Set problem:
Locate the lines that hold the string "matplotlib". Copy every such line.

Provided material:
━━━━━━

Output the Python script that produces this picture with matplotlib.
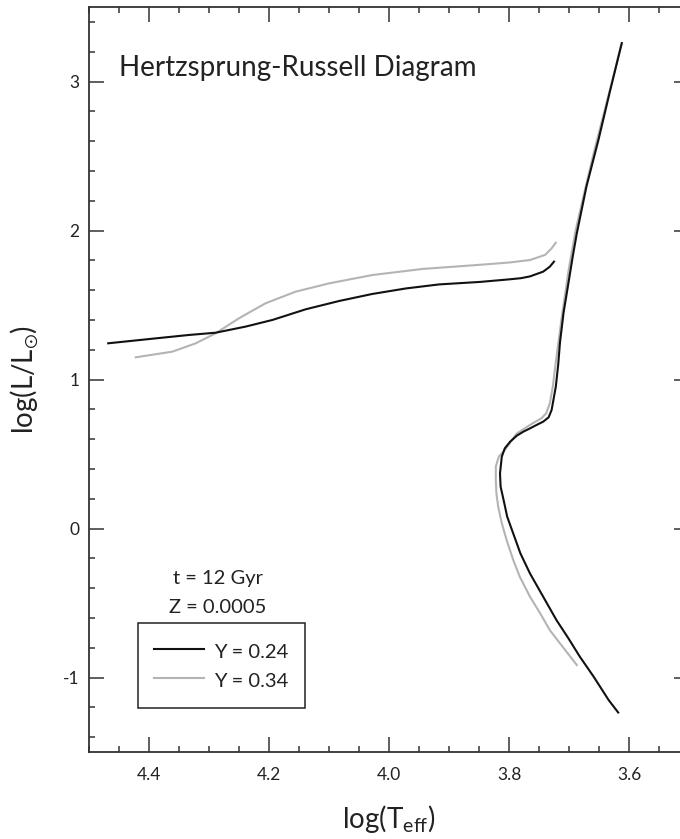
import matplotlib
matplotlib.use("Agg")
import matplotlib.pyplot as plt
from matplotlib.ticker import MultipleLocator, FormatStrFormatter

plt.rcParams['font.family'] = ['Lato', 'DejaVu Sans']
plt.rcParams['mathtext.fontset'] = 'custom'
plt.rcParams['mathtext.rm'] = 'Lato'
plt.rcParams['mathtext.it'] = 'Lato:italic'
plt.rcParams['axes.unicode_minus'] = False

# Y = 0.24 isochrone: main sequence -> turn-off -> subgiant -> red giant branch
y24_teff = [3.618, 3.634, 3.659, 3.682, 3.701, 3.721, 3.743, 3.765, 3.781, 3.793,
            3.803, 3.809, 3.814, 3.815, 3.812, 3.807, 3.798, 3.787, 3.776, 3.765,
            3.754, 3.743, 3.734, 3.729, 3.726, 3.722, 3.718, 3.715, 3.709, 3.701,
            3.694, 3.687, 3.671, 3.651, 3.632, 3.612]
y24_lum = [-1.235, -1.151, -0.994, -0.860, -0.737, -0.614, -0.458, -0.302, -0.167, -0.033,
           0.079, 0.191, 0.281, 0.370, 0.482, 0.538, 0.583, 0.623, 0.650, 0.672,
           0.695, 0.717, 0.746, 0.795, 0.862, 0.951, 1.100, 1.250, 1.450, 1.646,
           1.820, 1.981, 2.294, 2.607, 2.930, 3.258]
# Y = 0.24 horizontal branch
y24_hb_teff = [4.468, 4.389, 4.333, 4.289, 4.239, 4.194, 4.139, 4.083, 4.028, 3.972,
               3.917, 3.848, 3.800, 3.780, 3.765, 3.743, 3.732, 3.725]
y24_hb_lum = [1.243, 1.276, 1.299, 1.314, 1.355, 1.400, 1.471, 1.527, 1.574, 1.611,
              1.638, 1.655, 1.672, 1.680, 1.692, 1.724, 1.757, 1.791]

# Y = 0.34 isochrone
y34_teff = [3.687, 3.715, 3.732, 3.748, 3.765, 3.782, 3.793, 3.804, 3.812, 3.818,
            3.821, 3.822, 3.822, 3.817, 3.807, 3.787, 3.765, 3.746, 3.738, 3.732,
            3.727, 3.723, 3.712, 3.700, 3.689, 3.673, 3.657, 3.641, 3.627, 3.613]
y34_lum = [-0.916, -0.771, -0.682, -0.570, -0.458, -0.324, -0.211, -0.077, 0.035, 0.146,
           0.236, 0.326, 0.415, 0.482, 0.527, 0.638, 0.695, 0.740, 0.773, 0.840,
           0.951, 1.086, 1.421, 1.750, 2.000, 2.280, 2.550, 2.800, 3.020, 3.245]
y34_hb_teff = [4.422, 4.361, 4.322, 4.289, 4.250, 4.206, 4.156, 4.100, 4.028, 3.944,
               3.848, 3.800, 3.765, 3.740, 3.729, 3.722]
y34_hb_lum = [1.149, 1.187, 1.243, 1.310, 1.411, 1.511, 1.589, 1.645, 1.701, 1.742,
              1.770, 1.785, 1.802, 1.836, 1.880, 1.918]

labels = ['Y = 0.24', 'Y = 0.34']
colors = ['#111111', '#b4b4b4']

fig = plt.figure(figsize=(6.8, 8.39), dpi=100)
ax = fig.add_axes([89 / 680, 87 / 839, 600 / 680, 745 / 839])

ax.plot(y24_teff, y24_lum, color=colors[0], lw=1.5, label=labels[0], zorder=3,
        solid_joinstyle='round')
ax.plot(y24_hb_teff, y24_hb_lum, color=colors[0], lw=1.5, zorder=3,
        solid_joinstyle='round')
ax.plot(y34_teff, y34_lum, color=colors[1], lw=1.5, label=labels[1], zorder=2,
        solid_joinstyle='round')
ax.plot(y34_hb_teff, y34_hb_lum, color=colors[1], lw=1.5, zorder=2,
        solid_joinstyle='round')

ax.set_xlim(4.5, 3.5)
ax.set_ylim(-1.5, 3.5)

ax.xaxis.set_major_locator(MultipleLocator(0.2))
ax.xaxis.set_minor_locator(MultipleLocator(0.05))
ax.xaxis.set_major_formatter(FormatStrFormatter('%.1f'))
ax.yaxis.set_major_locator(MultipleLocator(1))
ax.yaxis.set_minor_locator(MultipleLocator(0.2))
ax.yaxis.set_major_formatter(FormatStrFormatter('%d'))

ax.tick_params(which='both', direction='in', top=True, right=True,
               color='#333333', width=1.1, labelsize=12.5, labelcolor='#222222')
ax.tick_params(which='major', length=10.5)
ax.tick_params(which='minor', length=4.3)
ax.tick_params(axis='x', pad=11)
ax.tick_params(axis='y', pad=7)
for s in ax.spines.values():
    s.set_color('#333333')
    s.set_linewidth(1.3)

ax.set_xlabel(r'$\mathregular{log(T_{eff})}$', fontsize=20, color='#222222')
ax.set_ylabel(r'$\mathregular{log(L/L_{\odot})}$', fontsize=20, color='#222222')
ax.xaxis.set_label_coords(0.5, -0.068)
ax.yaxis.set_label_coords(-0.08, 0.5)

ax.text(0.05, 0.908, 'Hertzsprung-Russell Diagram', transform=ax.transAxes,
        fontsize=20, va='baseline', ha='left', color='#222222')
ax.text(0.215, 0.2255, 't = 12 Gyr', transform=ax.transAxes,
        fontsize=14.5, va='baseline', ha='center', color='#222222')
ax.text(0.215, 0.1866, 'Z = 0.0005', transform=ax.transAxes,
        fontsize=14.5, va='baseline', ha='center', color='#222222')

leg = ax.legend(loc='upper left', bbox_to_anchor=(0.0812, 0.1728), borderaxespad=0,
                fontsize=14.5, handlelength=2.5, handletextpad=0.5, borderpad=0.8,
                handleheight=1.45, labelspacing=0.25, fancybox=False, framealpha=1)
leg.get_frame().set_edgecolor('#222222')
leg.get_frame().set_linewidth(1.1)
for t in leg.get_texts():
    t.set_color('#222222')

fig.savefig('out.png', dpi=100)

━━━━━━

Exercise result:
Output the Python script that produces this picture with matplotlib.
import matplotlib
matplotlib.use("Agg")
import matplotlib.pyplot as plt
from matplotlib.ticker import MultipleLocator, FormatStrFormatter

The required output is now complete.